Arreola
L a prensa literaria celebra los 100 años del nacimiento de Juan José Arreola (1918-2001). A los maestros de la novela, Yáñez, Revueltas, Rulfo y Fuentes, se agregó una obra central de las letras nacionales, la de Arreola. En su brevedad, poder expresivo, humor y cuidado formal, Varia invención (1949), Confabulario (1952), Bestiario (1959),
Confabulario total (1962), LaFeria (1963), Palindroma (1971) presentan a un escritor en el que la voluntad de estilo es uno de los temas centrales de su obra. Las miniaturas, demostró Arreola, pueden ser colosales. El constructor, el artesano de esta obra, como él mismo habría preferido llamarse, tiene un nombre que con los años se hizo familiar como maestro de la palabra, conversador infatigable, actor dentro y fuera de los escenarios, devoto del tenis de mesa y del ajedrez: el nombre de Juan José Arreola quedará asociado, sin embargo, al cumplimiento de la mayor ambición de todo escritor: dejar para la memoria unas cuantas páginas perfectas.
Línea por línea, y como sin querer, Arreola fue entregando breves obras maestras. Un maestro del cuento corto, si cuento podemos llamar a esos textos que mezclan el apunte aforístico con la revelación poética, el ejercicio del ensayo en un mosaico y el clímax súbito de la narración, la cita erudita y la llaneza, ciertamente artesanal, de una prosa que pide su continua frecuentación, más allá de la primera y asombrosa lectura. Julio Torri sería el único antecedente de esta prosa en México, pero la obra de Arreola supo apropiarse de varios maestros universales, expertos también en la mezcla de géneros literarios, del relato, el ensayo y la poesía: Marcel Schwob y Franz Kafka, Jorge Luis Borges y De Bertrand, Giovanni Papini y Charles Baudelaire.
Hay también el Arreola que encuentra la lengua española como una creación colectiva del uso popular; el Arreola que aprendió a gustar de las palabras de esta lengua desde su infancia en Jalisco. Hay un Arreola del simbolismo y un Arreola del refranero; el Arreola que escribe “Esa te conviene: la dama de pensamientos”, y el Arreola que escribe: “Los dos eran buenos y los dos se dieron en la madre”. No deja de ser curioso que una obra tan completa y autosuficiente sea en realidad una reunión de momentos que, como diría Borges, el tiempo y no el autor recogió.
Arreola fue escribiendo sus prosas como quien hace cuadros aislados que luego formarían un conjunto autónomo.
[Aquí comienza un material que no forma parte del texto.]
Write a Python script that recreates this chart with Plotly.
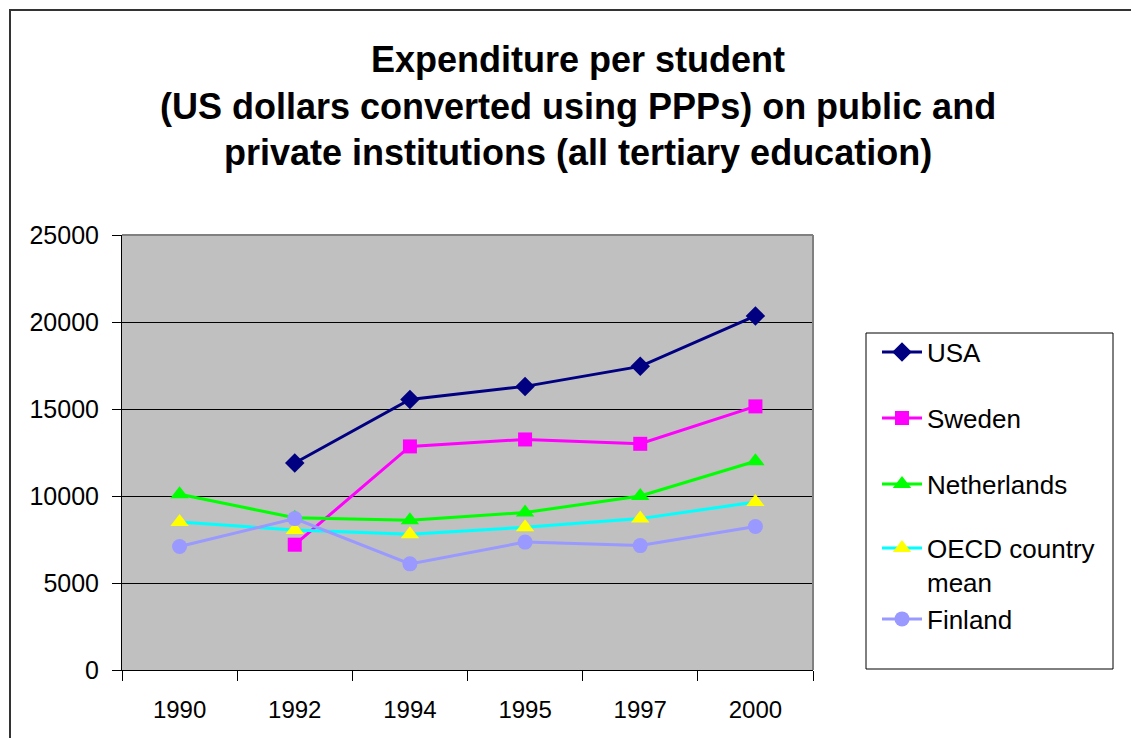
import plotly.graph_objects as go

years = ["1990", "1992", "1994", "1995", "1997", "2000"]
usa = [None, 11900, 15550, 16300, 17450, 20350]
sweden = [None, 7200, 12850, 13250, 13000, 15150]
netherlands = [10100, 8750, 8600, 9050, 10000, 12000]
oecd = [8500, 8050, 7800, 8200, 8700, 9650]
finland = [7100, 8700, 6100, 7350, 7150, 8250]

title_lines = ["Expenditure per student",
               "(US dollars converted using PPPs) on public and",
               "private institutions (all tertiary education)"]

series = [
    ("USA", usa, "#000080", "#000080", "diamond", 15),
    ("Sweden", sweden, "#FF00FF", "#FF00FF", "square", 14),
    ("Netherlands", netherlands, "#00FF00", "#00FF00", "triangle-up", 16),
    ("OECD country<br>mean", oecd, "#00FFFF", "#FFFF00", "triangle-up", 16),
    ("Finland", finland, "#9999FF", "#9999FF", "circle", 15),
]
legend_names = ["legend", "legend2", "legend3", "legend4", "legend5"]
legend_y = [352, 418, 484, 565, 619]   # page px (item centres)

# page offset (body margin) compensation
OFF = 8
L, R, T, B = 122, 813, 235, 670          # plot area in page px
W, H = 1139 - OFF, 738 - OFF
pw, ph = R - L, B - T


def px(x):
    return (x - L) / pw


def py(y):
    return (B - y) / ph


fig = go.Figure()
for i, (name, vals, lc, mc, sym, sz) in enumerate(series):
    fig.add_trace(go.Scatter(
        x=years, y=vals, name=name, mode="lines+markers",
        line=dict(color=lc, width=3),
        marker=dict(color=mc, symbol=sym, size=sz, line=dict(width=0)),
        legend=legend_names[i], connectgaps=False,
    ))

layout_legends = {}
for ln, ly in zip(legend_names, legend_y):
    layout_legends[ln] = dict(x=px(877), y=py(ly), xanchor="left", yanchor="middle",
                              bgcolor="rgba(0,0,0,0)", borderwidth=0,
                              font=dict(size=26), valign="top", itemwidth=40)

fig.update_layout(
    width=W, height=H,
    margin=dict(l=L - OFF, r=W - (R - OFF), t=T - OFF, b=H - (B - OFF), autoexpand=False),
    paper_bgcolor="white", plot_bgcolor="#C0C0C0",
    font=dict(family="Liberation Sans, Arial, sans-serif", size=24, color="black"),
    showlegend=True,
    xaxis=dict(type="category", range=[-0.5, 5.5], tickson="boundaries",
               ticks="outside", ticklen=10, tickcolor="black", tickwidth=1,
               showline=True, linecolor="black", linewidth=1,
               showgrid=False, zeroline=False, ticklabelstandoff=18,
               tickfont=dict(size=24)),
    yaxis=dict(range=[0, 25000], dtick=5000, tickformat="d", ticks="outside", ticklen=9,
               tickcolor="black", showline=True, linecolor="black", linewidth=1,
               showgrid=True, gridcolor="black", gridwidth=1, zeroline=False,
               ticklabelstandoff=8, tickfont=dict(size=25)),
    **layout_legends,
)

# plot area top/right border (gray)
fig.add_shape(type="line", xref="paper", yref="paper", x0=0, x1=1, y0=1, y1=1,
              line=dict(color="#808080", width=2))
fig.add_shape(type="line", xref="paper", yref="paper", x0=1, x1=1, y0=0, y1=1,
              line=dict(color="#808080", width=2))
# legend box
fig.add_shape(type="rect", xref="paper", yref="paper",
              x0=px(866), x1=px(1113), y0=py(669), y1=py(333),
              line=dict(color="black", width=1), fillcolor="rgba(0,0,0,0)")
# outer chart border
fig.add_shape(type="rect", xref="paper", yref="paper",
              x0=px(10), x1=px(1160), y0=py(760), y1=py(10),
              line=dict(color="#333333", width=2), fillcolor="rgba(0,0,0,0)")

for txt, yc in zip(title_lines, [60, 106, 153]):
    fig.add_annotation(text="<b>%s</b>" % txt, xref="paper", yref="paper",
                       x=px(578), y=py(yc), xanchor="center", yanchor="middle",
                       showarrow=False, font=dict(size=36, color="black"))

fig.write_html("out.html")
Hay algo que le confiere a su obra una secreta unidad: la destreza verbal. Incluso el único libro de Arreola concebido como tal, La Feria, de 1963, es una falsa novela en el mejor de los sentidos: una sucesión de fragmentos, logrados en sí mismos, que dan al cabo la vida cotidiana en un pueblo mexicano. Arreola escribió cada texto como si fuera el último; así, cuando recogió el último de sus relatos en Palindroma, a su obra no le sobró ni le faltó más.